Changing of the Guard at Twitter, Skype


Only hours on the job, and industry observers are already questioning whether Dick Costolo is right for the position of Twitter’s newly appointed CEO. In fact, the world was so a-buzz with news of Twitter’s changing of the guard that the microblogging site was deluged with traffic and as a result, suffered an outage.

Costolo succeeds Twitter co-founder, Evan Williams, who abandoned his post after a two-year stint. On Monday, Williams wrote in a post on Twitter’s blog, “The challenges of growing an organization so quickly are numerous. Growing big is not success, in itself. Success to us means meeting our potential as a profitable company that can retain its culture and user focus while having a positive impact on the world. This is no small task. I frequently reflect on the type of focus that is required from everyone at Twitter to get us there…This is why I have decided to ask our COO, Dick Costolo, to become Twitter’s CEO. Starting today, I’ll be completely focused on product strategy.”

During Williams' tenure, Twitter swelled from 20 employees to 300. Registered users increased from 3 million to 160 million, while the number of tweets skyrocketed from 1.25 million a day to 90 million. The Internet company is now valued at more than $1 billion by its investors.

To date, Costolo has played a starring role in turning Twitter into a promising advertising vehicle – efforts that include spearheading the launch of Promoted Accounts. The service suggests accounts that people don’t currently follow and may find interesting. For example, when an advertiser promotes an account, Twitter’s algorithm looks at that account’s followers and determines other accounts that those users tend to follow. If a user follows some of those accounts, but not the advertiser’s account, then Twitter may recommend the advertiser’s Promoted Account to that user.

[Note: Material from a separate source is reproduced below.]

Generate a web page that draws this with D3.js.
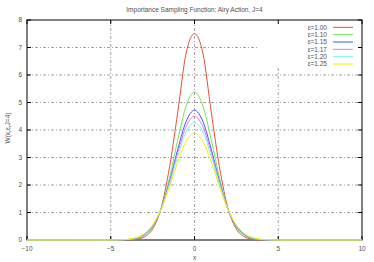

Costolo, the former co-founder of Feedburner, which was acquired by Google in 2007, was brought onboard Twitter as COO a year ago.

In the meantime, Skype is also replacing its CEO, Josh Silverman, with Tony Bates, a former Cisco senior vice president. Bates will start at the end of October; until then, Skype chief financial and administrative officer Adrian Dillon will serve as interim CEO.